9. A sociedade recorrida, na sua resposta, suscita, antes de mais, a questão da «legitimidade do recorrente», por entender ser «claro e evidente que o recorrente no presente recurso é o Município de Matosinhos, embora representado judicialmente pelo MP», pois que «o MP não interpôs o presente recurso em nome próprio, mas sim agindo na invocada qualidade de representante do Município de Matosinhos», razão pela qual «[q]uem recorre é, assim, a pessoa jurídica Município de Matosinhos» sendo que, na sua opinião, «[é] manifesto que o Município de Matosinhos não tem legitimidade para recorrer da sentença (…) proferida».

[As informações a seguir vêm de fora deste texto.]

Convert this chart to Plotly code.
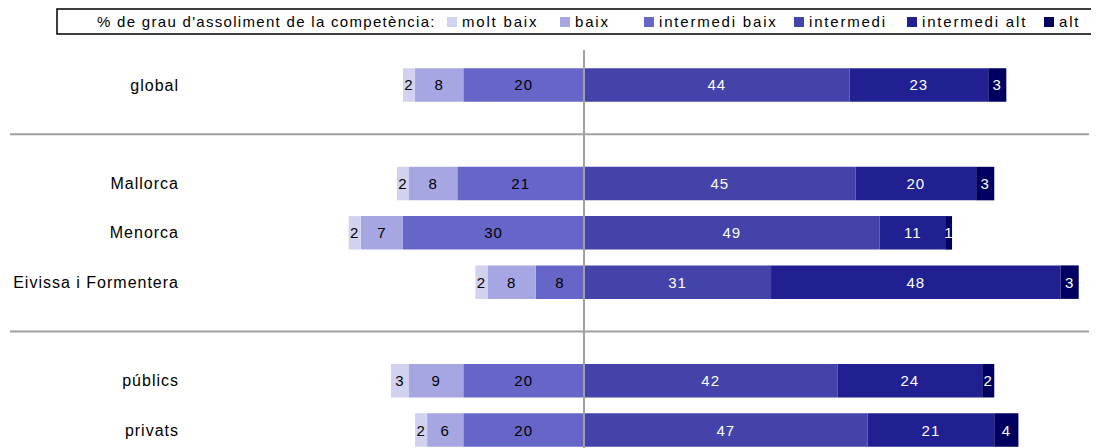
import plotly.graph_objects as go

categories = ["global", "Mallorca", "Menorca", "Eivissa i Formentera", "públics", "privats"]
positions = [0, 2, 3, 4, 6, 7]

levels = ["molt baix", "baix", "intermedi baix", "intermedi", "intermedi alt", "alt"]
molt_baix = [2, 2, 2, 2, 3, 2]
baix = [8, 8, 7, 8, 9, 6]
intermedi_baix = [20, 21, 30, 8, 20, 20]
intermedi = [44, 45, 49, 31, 42, 47]
intermedi_alt = [23, 20, 11, 48, 24, 21]
alt = [3, 3, 1, 3, 2, 4]

legend_title = "% de grau d'assoliment de la competència:"

colors = {
    "molt baix": "#D2D2F0",
    "baix": "#A6A6E2",
    "intermedi baix": "#6666C8",
    "intermedi": "#4343AA",
    "intermedi alt": "#202092",
    "alt": "#000060",
}

series = {
    "molt baix": molt_baix,
    "baix": baix,
    "intermedi baix": intermedi_baix,
    "intermedi": intermedi,
    "intermedi alt": intermedi_alt,
    "alt": alt,
}

FONT = "Liberation Sans, Arial, sans-serif"
# page body has an 8px margin, so the figure is drawn 8px in from the window
OFF = 8
W, H = 1099 - OFF, 448 - OFF
ML, MR, MT, MB = 190 - OFF, 10, 50 - OFF, 0


def spaced(t, ls):
    return f"<span style='letter-spacing:{ls}px'>{t}</span>"


def px_x(px):
    # px is a screenshot pixel
    return (px - OFF - ML) / (W - ML - MR)


def px_y(py):
    return (H - MB - (py - OFF)) / (H - MT - MB)


fig = go.Figure()
neg_order = ["intermedi baix", "baix", "molt baix"]
pos_order = ["intermedi", "intermedi alt", "alt"]
for name in neg_order + pos_order:
    vals = series[name]
    sign = -1 if name in neg_order else 1
    fig.add_trace(go.Bar(
        name=name,
        y=positions,
        x=[sign * v for v in vals],
        orientation="h",
        marker=dict(color=colors[name], line=dict(width=0)),
        text=[spaced(str(v), 1) for v in vals],
        textposition="inside",
        insidetextanchor="middle",
        textangle=0,
        textfont=dict(family=FONT, size=15,
                      color="black" if name in neg_order else "white"),
        width=0.68,
        showlegend=False,
        hoverinfo="skip",
    ))

fig.update_layout(
    barmode="relative",
    width=W, height=H,
    margin=dict(l=ML, r=MR, t=MT, b=MB, autoexpand=False),
    paper_bgcolor="white", plot_bgcolor="white",
    font=dict(family=FONT, size=15, color="black"),
    uniformtext=dict(minsize=15, mode="show"),
    showlegend=False,
    xaxis=dict(range=[-65.3, 83.7], showticklabels=False, showgrid=False,
               zeroline=False, showline=False, fixedrange=True),
    yaxis=dict(range=[7.365, -0.71], tickvals=positions,
               ticktext=[spaced(c, 1.0) for c in categories],
               showgrid=False, zeroline=False, showline=False, ticks="",
               automargin=False, ticklabelstandoff=10,
               tickfont=dict(family=FONT, size=16)),
)

# separator lines between groups and zero line
for ysep in [1, 5]:
    fig.add_shape(type="line", xref="paper", yref="y", x0=px_x(10), x1=px_x(1089),
                  y0=ysep, y1=ysep, line=dict(color="#A0A0A0", width=2))
fig.add_shape(type="line", xref="x", yref="paper", x0=0, x1=0, y0=0, y1=1,
              line=dict(color="#A0A0A0", width=2), layer="above")

# legend box
fig.add_shape(type="rect", xref="paper", yref="paper",
              x0=px_x(57), x1=px_x(1093), y0=px_y(34), y1=px_y(9),
              line=dict(color="black", width=1.5), fillcolor="white")
fig.add_annotation(xref="paper", yref="paper", x=px_x(95), y=px_y(22),
                   xanchor="left", yanchor="middle", showarrow=False,
                   text=spaced(legend_title, 1.3),
                   font=dict(family=FONT, size=15, color="black"))
legend_marker_px = [447, 560, 644, 794, 907, 1044]
for name, mx in zip(levels, legend_marker_px):
    fig.add_shape(type="rect", xref="paper", yref="paper",
                  x0=px_x(mx), x1=px_x(mx + 10), y0=px_y(27), y1=px_y(17),
                  line=dict(width=0), fillcolor=colors[name])
    fig.add_annotation(xref="paper", yref="paper", x=px_x(mx + 13), y=px_y(22),
                       xanchor="left", yanchor="middle", showarrow=False,
                       text=spaced(name, 1.8),
                       font=dict(family=FONT, size=15, color="black"))

fig.write_html("out.html")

10. Para além disso, suscita, ainda, a questão da eventual falta de interesse em agir por parte do digno recorrente, por entender «que o MP não ficou vencido na questão da competência», sendo mesmo que «foi o MP quem deu diretamente causa à pretensa questão de incompetência que agora vem invocar como fundamento do seu recurso», ao ter decidido apresentar os autos a Tribunal porventura incompetente para deles conhecer.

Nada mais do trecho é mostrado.